Ruud's Commodore Site: Source codes Home Email

Source codes




What is it?

This part of my site contains source codes of the Kernals, (EP)ROMs etc. of various Commodore computers, drives and peripherals. It also includes the source codes of binaries created by third parties for the mentioned equipment, for example: JiffyDOS.


Credits:

- Jim Brain for allowing me to publish the source code for JiffyDOS
- Magnus Nyman, also known as Harlekin/FairLight, for using his comments in the source code for JiffyDOS


Background

Some members of the the Dutch Commodore User Group were interested in connecting a CBM 8250LP to the C64 using an IEEE cartridge. But some cartridges didn't work as they wanted and that triggered me to see if the software could be changed. This meant creating source codes of the EPROMs of the various interfaces. Sources I wanted to edit and to make public.

I then noticed that using an external EPROM always means the loss of memory in some or another way. So I thought about implementing IEEE into the Kernal. But that meant that I needed a good source code of the C64 ROMs in the first place. Lee Davison had written a good one so I tried to contact him to get his permission to use it as base for my own work. But his site had gone and no replies on emails sent to him. After some research I found out that he had passed away in 2013. Not only a loss for his family but also for the programmer's community. Luckily I had a copy of his sources but it seems that some other good things that he created have been lost for ever.

I first created my needed C64 source code (of the V3 Kernal) using my own disassembler and then adding Lee's comments. Next I decided to create the source code for JiffyDOS 6.01. Now is JiffyDOS 6.01 based on the V3 Kernal of the C64. So I created one using my own source code as base. During adding the comment for JD I ran into several errors and things that could have been done better in the original sources. But this meant that I had to edit two sources. And then the thought hit me that this would become worse after creating source codes for the 4064, C64 SX, C64 GS and many other kernals. So I decided to choose for a completely different set up.

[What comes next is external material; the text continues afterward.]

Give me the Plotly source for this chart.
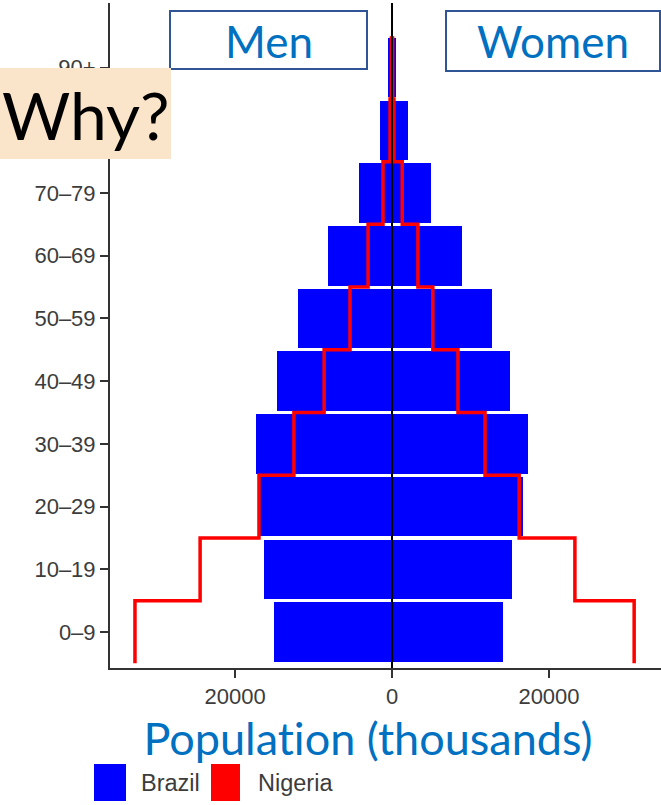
import plotly.graph_objects as go

# ---------------- data ----------------
age_groups = ['0–9', '10–19', '20–29', '30–39', '40–49', '50–59', '60–69', '70–79', '80–89', '90+']
brazil_men = [15000, 16300, 16950, 17300, 14650, 12000, 8150, 4200, 1500, 500]
brazil_women = [14150, 15300, 16700, 17300, 15000, 12750, 8900, 5000, 2000, 500]
nigeria_men = [32750, 24450, 16950, 12500, 8650, 5350, 3050, 1150, 250, 80]
nigeria_women = [30850, 23300, 16200, 11850, 8400, 5200, 3300, 1300, 250, 80]
x_tick_vals = [-20000, 0, 20000]
x_tick_text = ['20000', '0', '20000']

# ---------------- layout helpers (pixel -> paper) ----------------
W, H = 661, 805
L, R, T, B = 110, 661, 3, 668


def px(x):
    return (x - L) / (R - L)


def py(y):
    return (B - y) / (B - T)


idx = list(range(len(age_groups)))
step_y = [i - 0.5 for i in idx] + [idx[-1] + 0.5]

fig = go.Figure()
fig.add_trace(go.Bar(y=idx, x=[-v for v in brazil_men], orientation='h', width=0.95,
                     marker=dict(color='#0000ff', line=dict(width=0)), name='Brazil', showlegend=False))
fig.add_trace(go.Bar(y=idx, x=brazil_women, orientation='h', width=0.95,
                     marker=dict(color='#0000ff', line=dict(width=0)), name='Brazil', showlegend=False))
fig.add_trace(go.Scatter(y=step_y, x=[-v for v in nigeria_men] + [-nigeria_men[-1]], mode='lines',
                         line=dict(color='#ff0000', width=3.5, shape='vh'), name='Nigeria', showlegend=False))
fig.add_trace(go.Scatter(y=step_y, x=nigeria_women + [nigeria_women[-1]], mode='lines',
                         line=dict(color='#ff0000', width=3.5, shape='vh'), name='Nigeria', showlegend=False))

tickfont = dict(family='Liberation Sans, Arial, sans-serif', size=22, color='#3c3c3c')
legfont = dict(family='Liberation Sans, Arial, sans-serif', size=23.5, color='#3c3c3c')
label_font = 'Lato, Calibri, sans-serif'

shapes = [
    # zero line
    dict(type='line', xref='x', yref='paper', x0=0, x1=0, y0=0, y1=1,
         line=dict(color='black', width=2), layer='above'),
    # Men / Women boxes
    dict(type='rect', xref='paper', yref='paper', x0=px(170), x1=px(367), y0=py(69), y1=py(11),
         line=dict(color='#2f5597', width=2), fillcolor='white', layer='above'),
    dict(type='rect', xref='paper', yref='paper', x0=px(446), x1=px(660), y0=py(71), y1=py(11),
         line=dict(color='#2f5597', width=2), fillcolor='white', layer='above'),
    # Why? box
    dict(type='rect', xref='paper', yref='paper', x0=px(0), x1=px(171), y0=py(159), y1=py(68),
         line=dict(width=0), fillcolor='#fbe5ca', layer='above'),
    # legend keys
    dict(type='rect', xref='paper', yref='paper', x0=px(94), x1=px(126), y0=py(801), y1=py(764),
         line=dict(width=0), fillcolor='#0000ff'),
    dict(type='rect', xref='paper', yref='paper', x0=px(211), x1=px(240), y0=py(801), y1=py(764),
         line=dict(width=0), fillcolor='#ff0000'),
]

annotations = [
    dict(text='Men', x=px(269), y=py(41), xref='paper', yref='paper', showarrow=False,
         xanchor='center', yanchor='middle', font=dict(family=label_font, size=44, color='#0070c0')),
    dict(text='Women', x=px(553), y=py(41), xref='paper', yref='paper', showarrow=False,
         xanchor='center', yanchor='middle', font=dict(family=label_font, size=44, color='#0070c0')),
    dict(text='Why?', x=px(86), y=py(115), xref='paper', yref='paper', showarrow=False,
         xanchor='center', yanchor='middle', font=dict(family=label_font, size=66, color='black')),
    dict(text='Population (thousands)', x=px(368), y=py(738), xref='paper', yref='paper', showarrow=False,
         xanchor='center', yanchor='middle', font=dict(family=label_font, size=45, color='#0070c0')),
    dict(text='Brazil', x=px(139), y=py(783), xref='paper', yref='paper', showarrow=False,
         xanchor='left', yanchor='middle', font=legfont),
    dict(text='Nigeria', x=px(256), y=py(783), xref='paper', yref='paper', showarrow=False,
         xanchor='left', yanchor='middle', font=legfont),
]

fig.update_layout(
    width=W, height=H,
    margin=dict(l=L, r=W - R, t=T, b=H - B, autoexpand=False),
    barmode='relative', bargap=0,
    plot_bgcolor='white', paper_bgcolor='white',
    shapes=shapes, annotations=annotations,
    xaxis=dict(range=[-35930, 34270], tickvals=x_tick_vals, ticktext=x_tick_text,
               showgrid=False, zeroline=False, showline=True, linecolor='#333', linewidth=2,
               ticks='outside', ticklen=8, tickwidth=2, tickcolor='#333', tickfont=tickfont),
    yaxis=dict(range=[-0.574, 10.03], tickvals=idx, ticktext=age_groups,
               showgrid=False, zeroline=False, showline=True, linecolor='#333', linewidth=2,
               ticks='outside', ticklen=8, tickwidth=2, tickcolor='#333', tickfont=tickfont),
)

post = ("document.body.style.margin='0px';document.body.style.padding='0px';"
        "var s=document.createElement('style');"
        "s.textContent='text{font-variant-ligatures:none !important;}';"
        "document.head.appendChild(s);")
fig.write_html('out.html', config={'displayModeBar': False}, post_script=post)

First I decided to split my original C64 source up in four parts:
- Header
- Variables
- BASIC
- Kernal
The main file is the header; the assembler is told to assemble the header in the first place. In case of this project the header doesn't contain any opcodes but only tells the assembler which other files have to be assembled as well.

Second I decided to create only one base file for each part and the files for the other versions would only contain the changes. And that can go quite deep. For example, the source file for JiffyDOS is based on verion 3 of the kernal. Version 3 on its turn is based on version 2 which on its turn is based on version 1.
The advantage is clear: in case of a change only one file has to be edited. Unfortunately there is also a disadvantage: the complete set of files for any version made things more or less unreadable for the user. I overcame this problem by creating a program that extracted a file for a given version out of all needed source files. And I made sure that this file could be assembled as well and would produce the same BIN file as the original set of files.

Another advantage of this method: it is quite easy for someone to create his own ROM versions. Instead of having to edit the original file, he starts with choosing a base version, then creates a new header and adds the file to this header that only contains the changes. In case of my IEEE project I created an header that tells the assembler to use version 3 as base and to use a file that only contains the changes for this IEEE-Kernal.

Remark: From all original Commodore C64s the GS is the only one that has a different BASIC ROM. So I decided to create a file that contains this change. But there is also a file containing the changes for the Kernal, just like the other Kernals. In fact one file containing the changes of both files would have done the job as well. But I decided to create two files for clarity.


Computers

Drives

The sources presented here have all been generated by my own written disassembler. The comments have been added by me by hand; thus no copying from other files. About half of the comments I copied from various Dutch, German and English books so in that case the credit goes to the authors of these books. The other half of the comments are my own.